According to the statement of these men it
appears that after the wreck of the vessel the crew set to work to build a
small schooner in order to find their way to Manila, as the chances of their
being picked off from Port Lloyd were somewhat remote; to their surprise,
however, a whale ship, the Timor, appeared, and took off the crew of the
wrecked vessel with the exception of these two men. Wittrein and his companion.
The Blossom
remained at Port Lloyd for six days, and the time was fully taken up with
surveying the harbour, excursions in the immediate neighbourhood, and with
circumnavigating the island. To the island in which Port Lloyd is situated
Captain Beechey gave the name of Peel Island, in compliment to Sir Robert Peel,
who at the date of the departure of the Blossom
from England was Secretary of State for the Home Department ; and to the other
two of the cluster he gave the names Stapleton and Buckland, the last mentioned
after the then Professor of Geology at Oxford. A large bay at the south-east
angle of Peel Island was named Fitton Bay, after a late President of the
Geological Society; whilst a bay to the south-west angle of Buckland Island was
called Walker Bay, after Mr. Walker, at that time one of the officers of the
Hydrographical Department.
To the southern cluster of islands Captain
Beechey gave the name of Bailey, after a former President of the Astronomical
Society; but they are equally known as Coffin Islands, from the name of the
master of the American whaler Transit, who must have been an earlier discoverer
of them.[1]
Captain Coffin, of the American whaler Transit, landed on the South Island in
the year 1823. Not the whole island, but only the principal bay, was given his
name, Coffin Bay.
To the northern group Captain Beechey gave the
name of Parry, after the former Hydrographer to the Admiralty.

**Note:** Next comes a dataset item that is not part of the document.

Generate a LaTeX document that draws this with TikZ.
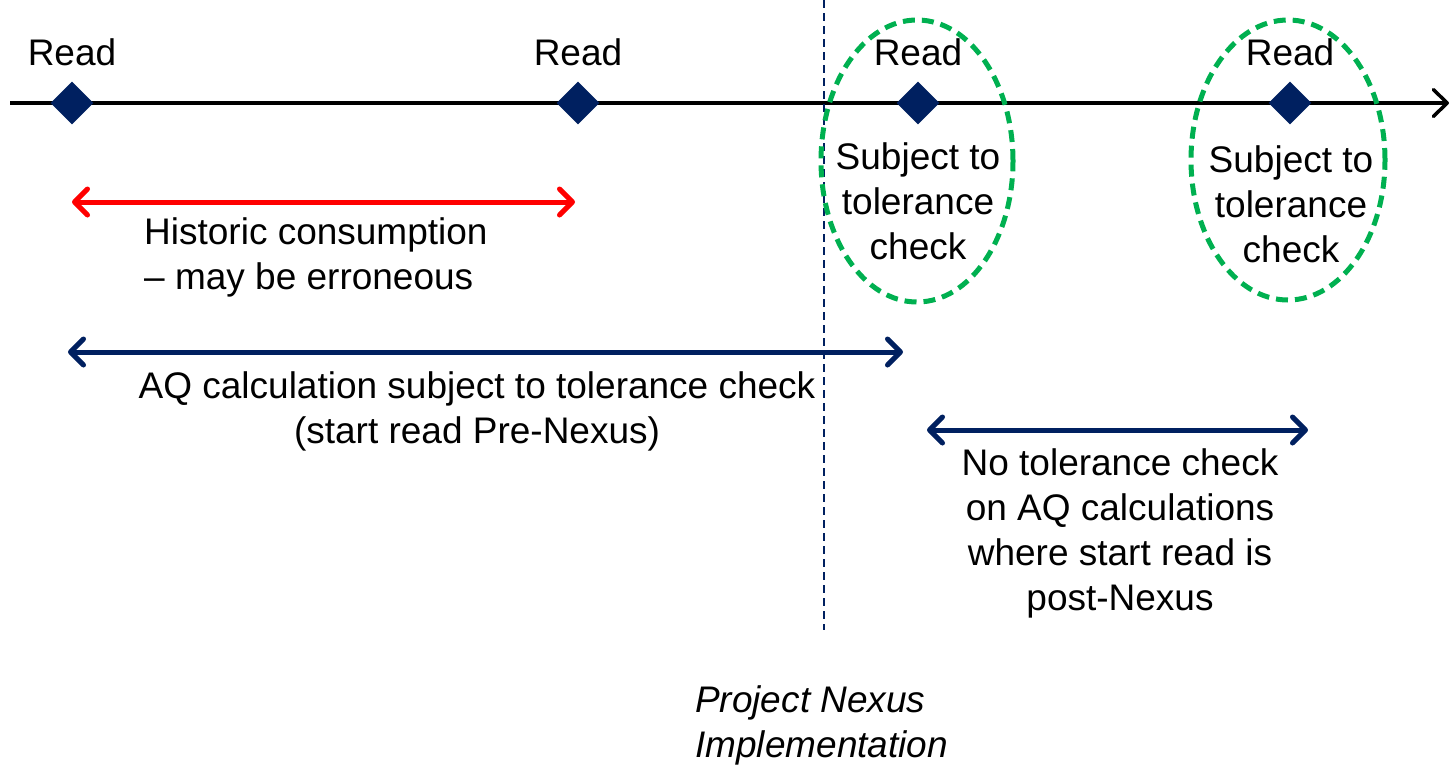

Captain Beechey has pronounced Peel and
surrounding islands to be volcanic in their nature, which is borne out by
Commodore Perry of the United States Navy, who visited the islands in 1853 and
writes of Port Lloyd as follows: "It would appear that Port Lloyd was at
one time the crater of an active volcano, from which the surrounding hill had
been thrown up, while the present entrance to the harbour was formed by a deep
fissure in the side of the cone through which a torrent of lava had poured into
the sea, leaving after its subsidence a space into which the waters subsequently
were emptied, bringing with them their usual deposits, which together with the
coral formation now forms the bottom and sides of the harbour."
In a letter of Captain Beechey's to Dr.
Buckland at Oxford, he states that he has named the central island after him
from its peculiar geological formation and the existence of a cave of basaltic
columns, closely resembling that of the Giant's Causeway.
After leaving Port Lloyd on June 15, Captain
Beechey made another attempt to reach the southern group, the Bailey or Coffin
Islands, but finding the wind adverse he bore away to the north and fixed the
position of the Parry Group.
Before leaving, Captain Beechey affixed to a
tree a sheet of copper nailed to a board, and on the sheet of copper the
following words were punctured:
"H.M.S. Blossom, Captain Beechey, R.N.,
took possession of this group of islands in the name and on behalf of His
Majesty, King George, the 14th June, 1827."